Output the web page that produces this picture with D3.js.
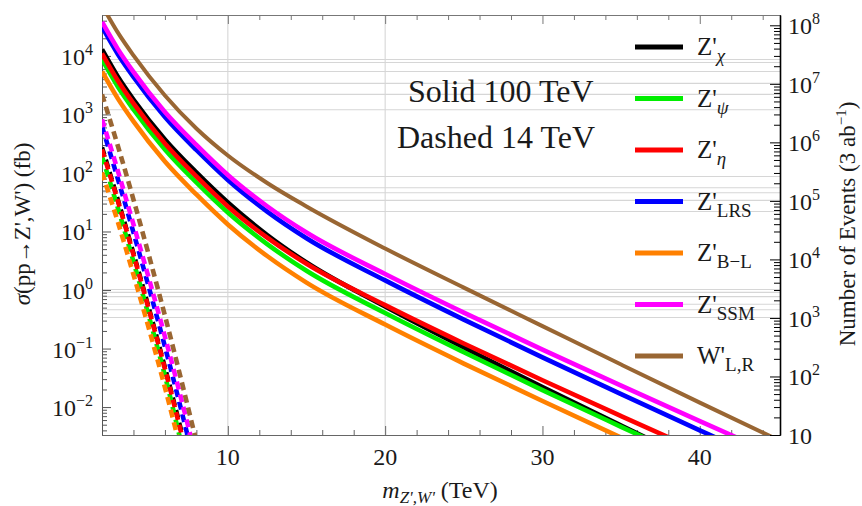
<!DOCTYPE html>
<html><head><meta charset="utf-8">
<script src="https://cdn.jsdelivr.net/npm/d3@7"></script>
<style>
body{margin:0;background:#fff}
svg{display:block}
text{font-family:"Liberation Serif","Times New Roman",serif;fill:#1a1a1a}
</style>
</head><body>
<svg id="chart" width="862" height="506"></svg>
<script>
// ---------- data (cross sections in fb) ----------
const masses100 = [2, 3, 4, 6, 8, 10, 12.5, 15, 20, 25, 30, 35, 40, 45];
const sigChi100 = [1.29e4, 4.46e3, 1.80e3, 374, 102, 31.3, 8.71, 2.95, 0.522, 0.104, 0.0220, 0.00483, 0.00108, 0.000247];
const sigPsi100 = [8.71e3, 3.01e3, 1.22e3, 252, 68.8, 21.1, 6.09, 2.13, 0.404, 0.0863, 0.0195, 0.00460, 0.00110, 0.000270];
const sigEta100 = [1.10e4, 3.81e3, 1.54e3, 319, 87.1, 26.8, 7.85, 2.81, 0.552, 0.122, 0.0287, 0.00702, 0.00175, 0.000445];
const sigLRS100 = [3.13e4, 1.08e4, 4.38e3, 906, 247, 75.9, 21.9, 7.68, 1.46, 0.312, 0.0707, 0.0167, 0.00401, 0.000984];
const sigBL100  = [5.43e3, 1.88e3, 759, 157, 42.9, 13.2, 3.81, 1.34, 0.257, 0.0554, 0.0127, 0.00301, 0.00073, 0.00018];
const sigSSM100 = [3.81e4, 1.32e4, 5.33e3, 1.10e3, 301, 92.4, 27.0, 9.61, 1.88, 0.412, 0.0961, 0.0233, 0.00576, 0.00145];
const sigW100   = [7.30e4, 2.52e4, 1.02e4, 2.11e3, 576, 199, 67.5, 26.8, 5.12, 1.10, 0.242, 0.0533, 0.0119, 0.00273];

const masses14 = [2, 3, 4, 5, 6, 7, 8];
const sigChi14 = [273, 35.2, 4.21, 0.464, 0.0473, 0.00429, 0.000345];
const sigPsi14 = [191, 25.7, 3.07, 0.339, 0.0345, 0.00268, 0.000215];
const sigEta14 = [252, 33.9, 4.04, 0.446, 0.0455, 0.00397, 0.00032];
const sigLRS14 = [624, 80.5, 9.62, 1.06, 0.108, 0.0098, 0.00079];
const sigBL14  = [102, 14.8, 1.84, 0.211, 0.0216, 0.00188, 0.000145];
const sigSSM14 = [822, 110, 13.2, 1.51, 0.160, 0.0151, 0.00127];
const sigW14   = [2.20e3, 295, 35.2, 3.74, 0.366, 0.0319, 0.00257];

const seriesPrefix = ["Z'", "Z'", "Z'", "Z'", "Z'", "Z'", "W'"];
const seriesSub    = ["χ", "ψ", "η", "LRS", "B−L", "SSM", "L,R"];
const seriesSubItalic = [true, true, true, false, false, false, false];
const seriesColors = ["#000000", "#00ee00", "#ff0000", "#0000ff", "#ff8000", "#ff00ff", "#996633"];
const series100 = [sigChi100, sigPsi100, sigEta100, sigLRS100, sigBL100, sigSSM100, sigW100];
const series14  = [sigChi14, sigPsi14, sigEta14, sigLRS14, sigBL14, sigSSM14, sigW14];

const gridSigma = [8.7e3, 7.7e3, 5.4e3, 3.4e3, 2.2e3, 1.2e3, 87, 56, 46, 34, 22, 1.02, 0.91, 0.77, 0.57, 0.46, 0.34];
const gridMass = [10, 20];
const xTickLabels = [10, 20, 30, 40];
const leftDecades = [-2, -1, 0, 1, 2, 3, 4];
const rightDecades = [1, 2, 3, 4, 5, 6, 7, 8];
const luminosity = 3000; // fb^-1 (3 ab^-1)

// ---------- layout ----------
const svg = d3.select("#chart");
const L = 102, R = 780, T = 15, B = 435;
const x = d3.scaleLinear().domain([2, 45.1]).range([L, R]);
const y = d3.scaleLog().domain([10 / luminosity, 5e4]).range([B, T]);
const yR = d3.scaleLog().domain([10, 5e4 * luminosity]).range([B, T]);

svg.append("defs").append("clipPath").attr("id", "clip")
  .append("rect").attr("x", L).attr("y", T).attr("width", R - L).attr("height", B - T);

// gridlines
svg.append("g").selectAll("line").data(gridSigma).join("line")
  .attr("x1", L).attr("x2", R).attr("y1", d => y(d)).attr("y2", d => y(d))
  .attr("stroke", "#d6d6d6").attr("stroke-width", 1.1);
svg.append("g").selectAll("line").data(gridMass).join("line")
  .attr("y1", T).attr("y2", B).attr("x1", d => x(d)).attr("x2", d => x(d))
  .attr("stroke", "#d6d6d6").attr("stroke-width", 1.1);

// axes (ticks)
function styleAxis(g, col) {
  g.select(".domain").attr("stroke", col);
  g.selectAll(".tick line").attr("stroke", col);
  g.selectAll(".tick text").remove();
}
const minorX = d3.range(4, 45, 2).filter(v => v % 10 !== 0);
svg.append("g").attr("transform", `translate(0,${B})`)
  .call(d3.axisBottom(x).tickValues(minorX).tickSize(-5).tickSizeOuter(0)).call(g => styleAxis(g, "#666"));
svg.append("g").attr("transform", `translate(0,${B})`)
  .call(d3.axisBottom(x).tickValues(xTickLabels).tickSize(-9).tickSizeOuter(0)).call(g => styleAxis(g, "#666"));
svg.append("g").attr("transform", `translate(0,${T})`)
  .call(d3.axisTop(x).tickValues(minorX).tickSize(-5).tickSizeOuter(0)).call(g => styleAxis(g, "#777"));
svg.append("g").attr("transform", `translate(0,${T})`)
  .call(d3.axisTop(x).tickValues(xTickLabels).tickSize(-9).tickSizeOuter(0)).call(g => styleAxis(g, "#777"));

const minorLeft = [];
for (let e = -3; e <= 4; e++) for (let k = 2; k <= 9; k++) { const v = k * Math.pow(10, e); if (v > y.domain()[0] && v < y.domain()[1]) minorLeft.push(v); }
svg.append("g").attr("transform", `translate(${L},0)`)
  .call(d3.axisLeft(y).tickValues(minorLeft).tickSize(-5).tickSizeOuter(0)).call(g => styleAxis(g, "#555"));
svg.append("g").attr("transform", `translate(${L},0)`)
  .call(d3.axisLeft(y).tickValues(leftDecades.map(e => Math.pow(10, e))).tickSize(-9).tickSizeOuter(0)).call(g => styleAxis(g, "#555"));

const minorRight = [];
for (let e = 1; e <= 8; e++) for (let k = 2; k <= 9; k++) { const v = k * Math.pow(10, e); if (v > yR.domain()[0] && v < yR.domain()[1]) minorRight.push(v); }
svg.append("g").attr("transform", `translate(${R},0)`)
  .call(d3.axisRight(yR).tickValues(minorRight).tickSize(-6).tickSizeOuter(0)).call(g => styleAxis(g, "#000"));
svg.append("g").attr("transform", `translate(${R},0)`)
  .call(d3.axisRight(yR).tickValues(rightDecades.map(e => Math.pow(10, e))).tickSize(-10).tickSizeOuter(0))
  .call(g => styleAxis(g, "#000")).call(g => g.select(".domain").attr("stroke-width", 1.6));

// curves
const line = d3.line().curve(d3.curveMonotoneX);
const plot = svg.append("g").attr("clip-path", "url(#clip)");
series100.forEach((s, i) => {
  plot.append("path")
    .attr("d", line(masses100.map((m, j) => [x(m), y(s[j])])))
    .attr("fill", "none").attr("stroke", seriesColors[i])
    .attr("stroke-width", i === 6 ? 4 : 4.6);
});
series14.forEach((s, i) => {
  plot.append("path")
    .attr("d", line(masses14.map((m, j) => [x(m), y(s[j])])))
    .attr("fill", "none").attr("stroke", seriesColors[i])
    .attr("stroke-width", 4.6).attr("stroke-dasharray", "8,5");
});

// tick labels
const tfs = 24, sfs = 16;
xTickLabels.forEach(v => {
  svg.append("text").attr("x", x(v)).attr("y", 465).attr("text-anchor", "middle")
    .attr("font-size", tfs).text(v);
});
leftDecades.forEach(e => {
  const t = svg.append("text").attr("x", 93).attr("y", y(Math.pow(10, e)) + 9)
    .attr("text-anchor", "end").attr("font-size", tfs);
  t.append("tspan").text("10");
  t.append("tspan").attr("dy", -10).attr("font-size", sfs).text(e < 0 ? "−" + (-e) : e);
});
rightDecades.forEach(e => {
  const t = svg.append("text").attr("x", 788).attr("y", yR(Math.pow(10, e)) + 9)
    .attr("font-size", tfs);
  t.append("tspan").text("10");
  if (e !== 1) t.append("tspan").attr("dy", -10).attr("font-size", sfs).text(e);
});

// axis titles
const xl = svg.append("text").attr("x", 440).attr("y", 498).attr("text-anchor", "middle").attr("font-size", 24);
xl.append("tspan").attr("font-style", "italic").text("m");
xl.append("tspan").attr("font-style", "italic").attr("font-size", 17).attr("dy", 5).text("Z',W'");
xl.append("tspan").attr("dy", -5).text(" (TeV)");

const yl = svg.append("text").attr("transform", "translate(30,224) rotate(-90)")
  .attr("text-anchor", "middle").attr("font-size", 23);
yl.append("tspan").attr("font-style", "italic").text("σ");
yl.append("tspan").text("(pp→Z',W') (fb)");

const yrl = svg.append("text").attr("transform", "translate(855,224) rotate(-90)")
  .attr("text-anchor", "middle").attr("font-size", 23);
yrl.append("tspan").text("Number of Events (3 ab");
yrl.append("tspan").attr("dy", -9).attr("font-size", 15).text("−1");
yrl.append("tspan").attr("dy", 9).text(")");

// annotations
svg.append("text").attr("x", 408).attr("y", 102).attr("font-size", 32).text("Solid 100 TeV");
svg.append("text").attr("x", 397).attr("y", 148).attr("font-size", 32).text("Dashed 14 TeV");

// legend
const legY0 = 47, legDy = 51.5;
seriesPrefix.forEach((p, i) => {
  const ly = legY0 + i * legDy;
  svg.append("line").attr("x1", 635).attr("x2", 683).attr("y1", ly).attr("y2", ly)
    .attr("stroke", seriesColors[i]).attr("stroke-width", 5);
  const t = svg.append("text").attr("x", 697).attr("y", ly + 8).attr("font-size", 25);
  t.append("tspan").text(p);
  t.append("tspan").attr("dy", 7).attr("font-size", 19)
    .attr("font-style", seriesSubItalic[i] ? "italic" : "normal").text(seriesSub[i]);
});
</script>
</body></html>
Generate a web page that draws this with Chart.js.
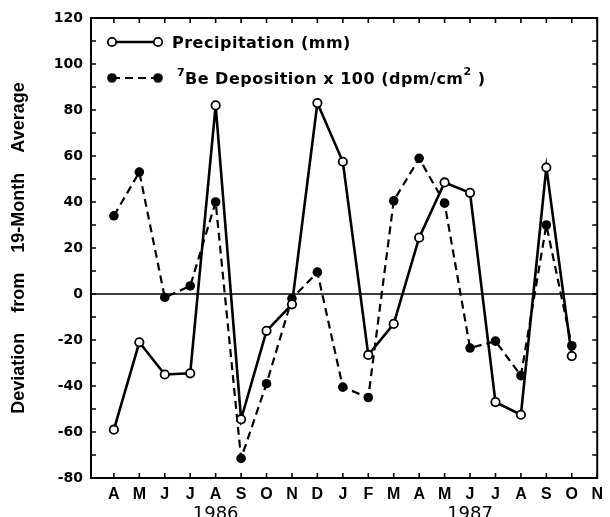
<!DOCTYPE html>
<html>
<head>
<meta charset="utf-8">
<script src="https://cdn.jsdelivr.net/npm/chart.js@4/dist/chart.umd.min.js"></script>
<style>
  html, body { margin: 0; padding: 0; background: #fff; }
  #wrap { width: 610px; height: 517px; }
</style>
</head>
<body>
<div id="wrap"><canvas id="c" width="610" height="517"></canvas></div>
<script>
// ---- data ----
const months = ['A','M','J','J','A','S','O','N','D','J','F','M','A','M','J','J','A','S','O','N'];
const yearLabels = ['1986', '1987'];
const precipitation = [-59, -21, -35, -34.5, 82, -54.5, -16, -4.5, 83, 57.5, -26.5, -13, 24.5, 48.5, 44, -47, -52.5, 55, -27];
const beDeposition = [34, 53, -1.5, 3.5, 40, -71.5, -39, -2, 9.5, -40.5, -45, 40.5, 59, 39.5, -23.5, -20.5, -35.5, 30, -22.5];
const yTickValues = [-80, -60, -40, -20, 0, 20, 40, 60, 80, 100, 120];

const seriesNames = ['Precipitation (mm)', 'Be Deposition x 100 (dpm/cm'];

const toPoints = arr => arr.map((v, i) => ({ x: i, y: v }));

const decor = {
  id: 'decor',
  beforeDatasetsDraw(chart) {
    const { ctx, chartArea: a, scales: { x, y } } = chart;
    ctx.save();
    ctx.strokeStyle = '#000';
    // zero line
    ctx.lineWidth = 1.6;
    const y0 = y.getPixelForValue(0);
    ctx.beginPath(); ctx.moveTo(a.left, y0); ctx.lineTo(a.right, y0); ctx.stroke();
    // box
    ctx.lineWidth = 2;
    ctx.strokeRect(a.left, a.top, a.right - a.left, a.bottom - a.top);
    // inward ticks
    const tl = 5;
    ctx.lineWidth = 1.6;
    ctx.beginPath();
    for (let v = -70; v < 120; v += 10) {
      const p = y.getPixelForValue(v);
      ctx.moveTo(a.left, p); ctx.lineTo(a.left + tl, p);
      ctx.moveTo(a.right, p); ctx.lineTo(a.right - tl, p);
    }
    for (let i = 0; i < months.length; i++) {
      const p = x.getPixelForValue(i);
      ctx.moveTo(p, a.bottom); ctx.lineTo(p, a.bottom - tl);
      ctx.moveTo(p, a.top); ctx.lineTo(p, a.top + tl);
    }
    ctx.stroke();
    ctx.restore();
  },
  afterDraw(chart) {
    const { ctx, chartArea: a, scales: { x } } = chart;
    ctx.save();
    // year labels under the month labels
    ctx.fillStyle = '#000';
    ctx.font = '18px "DejaVu Sans"';
    ctx.textAlign = 'center';
    ctx.textBaseline = 'alphabetic';
    ctx.fillText(yearLabels[0], x.getPixelForValue(4), 519);
    ctx.fillText(yearLabels[1], x.getPixelForValue(14), 519);

    // legend
    const lx0 = a.left + 21, lx1 = a.left + 67;
    const ly1 = a.top + 24, ly2 = a.top + 60;
    ctx.strokeStyle = '#000';
    ctx.lineWidth = 2.5;
    ctx.setLineDash([]);
    ctx.beginPath(); ctx.moveTo(lx0, ly1); ctx.lineTo(lx1, ly1); ctx.stroke();
    ctx.lineWidth = 1.8;
    for (const px of [lx0, lx1]) {
      ctx.beginPath(); ctx.arc(px, ly1, 4.2, 0, Math.PI * 2);
      ctx.fillStyle = '#fff'; ctx.fill(); ctx.stroke();
    }
    ctx.lineWidth = 2.2;
    ctx.setLineDash([8, 5]);
    ctx.beginPath(); ctx.moveTo(lx0, ly2); ctx.lineTo(lx1, ly2); ctx.stroke();
    ctx.setLineDash([]);
    for (const px of [lx0, lx1]) {
      ctx.beginPath(); ctx.arc(px, ly2, 4.8, 0, Math.PI * 2);
      ctx.fillStyle = '#000'; ctx.fill();
    }
    ctx.fillStyle = '#000';
    ctx.textAlign = 'left';
    ctx.textBaseline = 'alphabetic';
    ctx.letterSpacing = '0.5px';
    ctx.font = 'bold 16px "DejaVu Sans"';
    ctx.fillText(seriesNames[0], a.left + 81, ly1 + 6);
    // superscript 7
    ctx.font = 'bold 11px "DejaVu Sans"';
    ctx.fillText('7', a.left + 86, ly2 - 2);
    ctx.font = 'bold 16px "DejaVu Sans"';
    let tx = a.left + 94;
    ctx.fillText(seriesNames[1], tx, ly2 + 6);
    tx += ctx.measureText(seriesNames[1]).width;
    ctx.font = 'bold 11px "DejaVu Sans"';
    ctx.fillText('2', tx, ly2 - 3);
    tx += ctx.measureText('2').width + 6;
    ctx.font = 'bold 16px "DejaVu Sans"';
    ctx.fillText(')', tx, ly2 + 6);
    ctx.restore();
  }
};

new Chart(document.getElementById('c'), {
  type: 'line',
  data: {
    datasets: [
      {
        label: seriesNames[0],
        data: toPoints(precipitation),
        borderColor: '#000',
        borderWidth: 2.6,
        pointRadius: 4.2,
        pointBorderWidth: 1.8,
        pointBackgroundColor: '#fff',
        pointBorderColor: '#000',
        tension: 0
      },
      {
        label: seriesNames[1],
        data: toPoints(beDeposition),
        borderColor: '#000',
        borderWidth: 2.2,
        borderDash: [8, 5],
        pointRadius: 4.8,
        pointBorderWidth: 0,
        pointBackgroundColor: '#000',
        pointBorderColor: '#000',
        tension: 0
      }
    ]
  },
  options: {
    responsive: false,
    animation: false,
    devicePixelRatio: 1,
    layout: { padding: { left: 0, right: 7, top: 18, bottom: 0 } },
    plugins: { legend: { display: false }, tooltip: { enabled: false } },
    scales: {
      x: {
        type: 'linear',
        min: -0.9,
        max: 19,
        afterBuildTicks: s => { s.ticks = months.map((m, i) => ({ value: i })); },
        afterFit: s => { s.height = 39; },
        grid: { display: false, drawTicks: false },
        border: { display: false },
        ticks: {
          autoSkip: false,
          maxRotation: 0,
          padding: 7,
          color: '#000',
          font: { family: 'Liberation Sans', weight: 'bold', size: 16 },
          callback: v => months[v]
        }
      },
      y: {
        min: -80,
        max: 120,
        afterBuildTicks: s => { s.ticks = yTickValues.map(v => ({ value: v })); },
        afterFit: s => { s.width = 91; },
        grid: { display: false, drawTicks: false },
        border: { display: false },
        ticks: {
          padding: 8,
          color: '#000',
          font: { family: 'DejaVu Sans', weight: 'bold', size: 14 }
        },
        title: {
          display: true,
          text: 'Deviation    from    19-Month    Average',
          color: '#000',
          font: { family: 'Liberation Sans', weight: 'bold', size: 18 },
          padding: { top: 8, bottom: 0 }
        }
      }
    }
  },
  plugins: [decor]
});
</script>
</body>
</html>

_____

REQUIRED WORK: Count each line of the entries that holds the word "this", then state the total and nothing more.

PROBLEM SOLUTION: 2